I am currently just using the (now) 1% sample for the NLP vignette. Happy to switch that out if you would like. I was thinking that it would be nice to have a final vignette with a more focused case study, maybe on the cancer studies? Or perhaps COVID vaccines trials?
Can't you just download the data in the vignette? If it's not open already you can put it on Github as a release...
We do have the full dataset on GitHub within a branch (as a release would work too), but we wouldn't want to use that for the vignette anyway. The text analysis tools are only designed to be used on a curated subset of the clinical trials (order thousands), not the full set of 300k. Even if we did, it would take far too long to run.

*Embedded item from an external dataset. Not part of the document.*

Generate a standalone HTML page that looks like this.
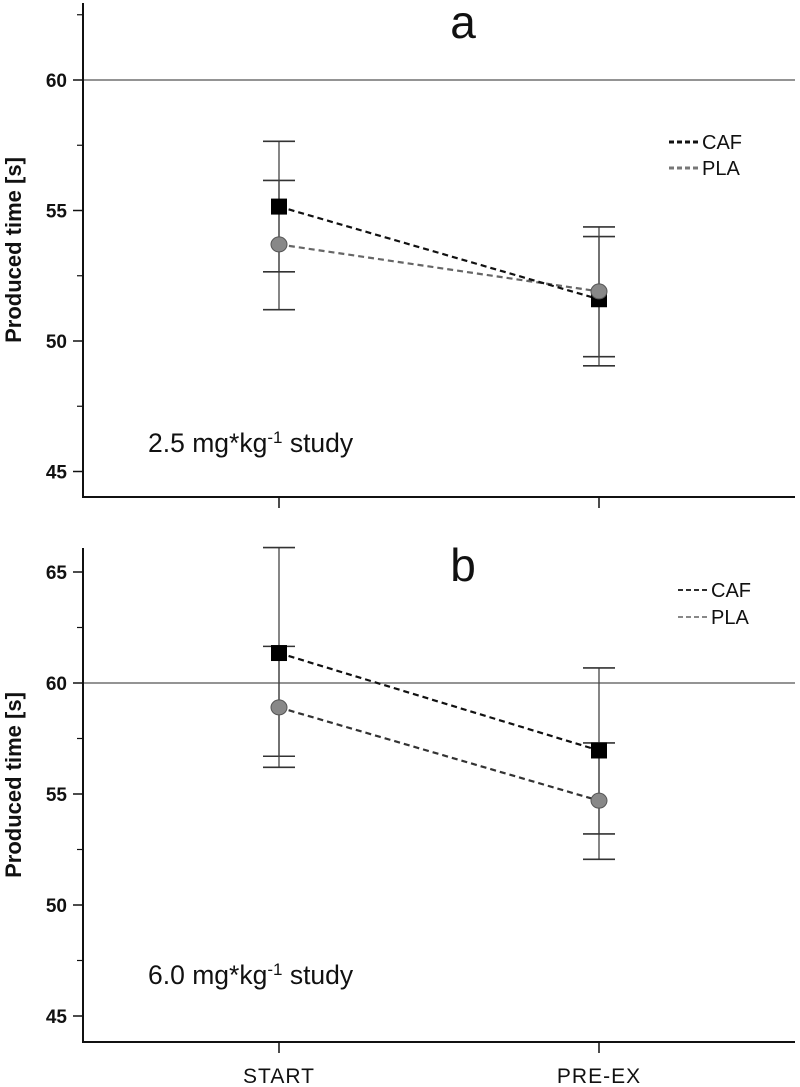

Sure, but you can create the sample and publish it there for the vignette and thus not care about the size of the package.
Interesting. I guess I always thought it was a good practice to have a sample data set small enough to be contained in the package for direclty running examples, tests, etc.
Do you just think that's not important anymore given the ubiquity of fast internet connections and places to store medium-sized datasets?
Well that depends - for tests/examples the data can be tiny and doesn't really have to be meaningful. For vignettes it is more common try to have more realistic data and it's ok to require internet access. So one way to put it - if you can provide meaningful data within the size limit then it is preferred, but if the size limit doesn't allow for more realistic and/or practically meaningful analyses then I would suggest downloads.
The size of the 2.5% sample is too big for CRAN... especially after I added a 1.6 MB subset of recent cancer trials. Can we pare this down to 1.5%. Also, is there a better subset to grab for the nlp examples?